I tried to explain to my daughter that's because of me, not her, but the kids are looking at it as we are all her victims.
I've been trying to sneak in a reply for quiet a while. I think you've touched on this in several places.
I know as spouses, we weren't perfect, nobody was.. but did you disappear for days, night and hours? Did you yell and scream at everyone telling them, they made you miserable and you deserve whatever it is you're doing?
I know the answer is the no. In no way did anything you do, justify what is going on. I know in your heart of hearts, you blame you (which you shouldn't, I know, easier said then done) but to your kids, you should kindly place the blame where it belongs, on your W. Your daughter is right, you're all victims and as an adult, you can deal with this, get your bearings and move on, but to you kids, they are 10 times the victims you'll ever be.
I think when I realized that, I found my strength. It took a while, I won't lie, but a mature, solid person who loves you and respects you, wouldn't be doing this and they wouldn't be dragging the kids through it either. Sure, things don't work out, but you try, honestly, to fix things and go through due process and save the kids from what collateral damage you can.

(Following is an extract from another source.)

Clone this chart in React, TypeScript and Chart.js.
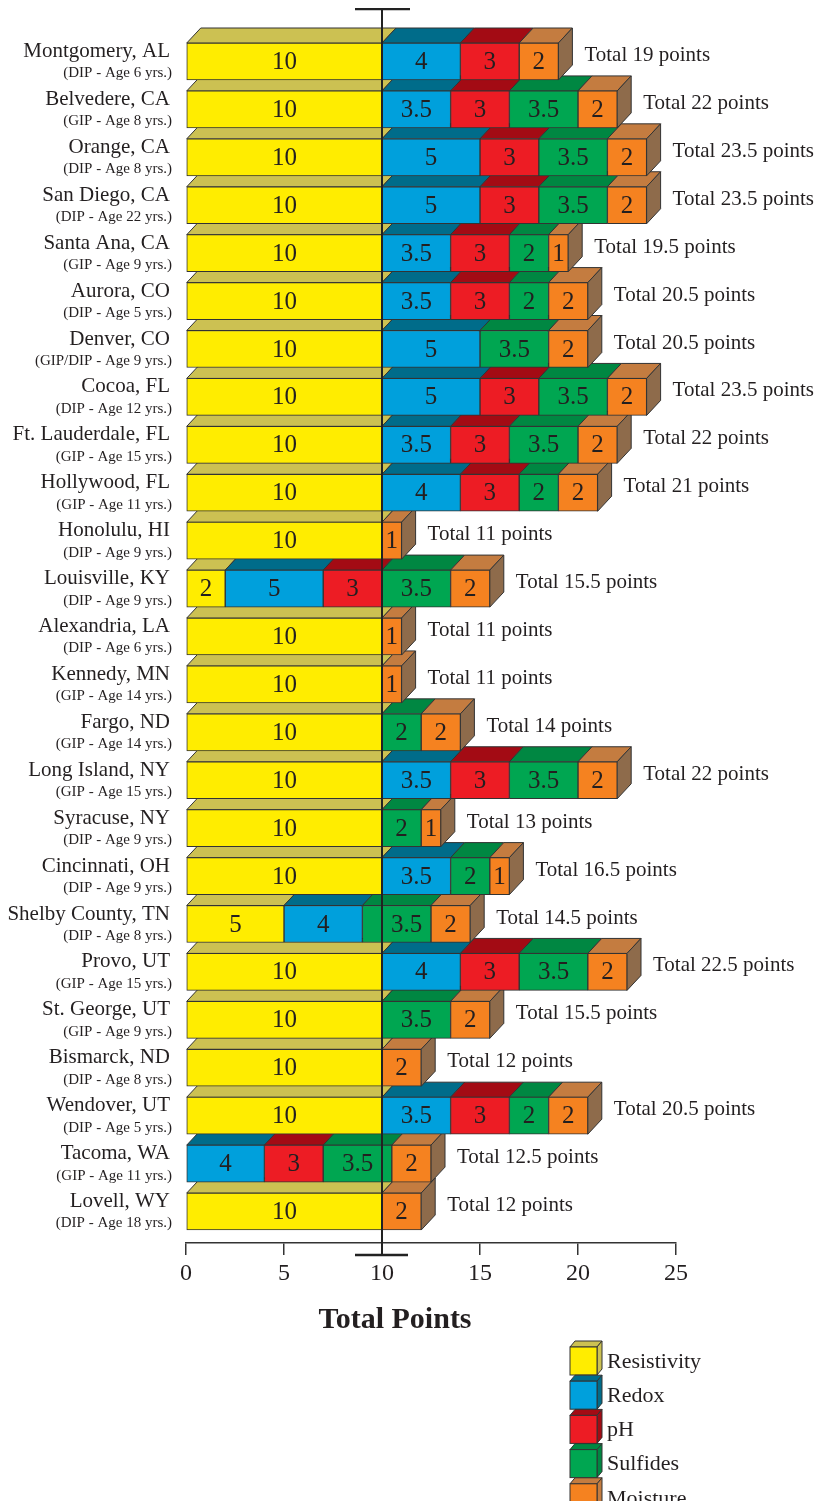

At this point though, it's an MLC and it's an all out war that's on your shoulders to be stable and pass that on to your kids.
It's hard not to care, not to comb through everything and find some little thing that could have been changed to prevent all of this and the truth is, it doesn't exist. Two people have to want to fix or have the relationship. You held firm on your end, she went off the rails. It's her, not you.
Depending on how old your kids are, I would be honest with them and not shield them from the truth. I would be neutral in tone, simplify just give them the facts and allow them to explore their feelings with you and respect and validate any decision or feelings they have. It's not your job to protect both them and their mom from each other. But you need to be the role model too and not bad mouth your W.
It was important to me that my son was allowed to see things as they are and that he was allowed to develop his own thoughts and feelings and that i also respected them. Like you said though, kids are smart and they already have it figured out. it will be worse later for them to find out you lied to them (even if you thought it was in their best interests), because right now, everything is lies and betrayal to both you and them.
That's just my opinion, take it or leave it, but at the least, please don't say "it's because of me" either to them or yourself, because it simply isn't true.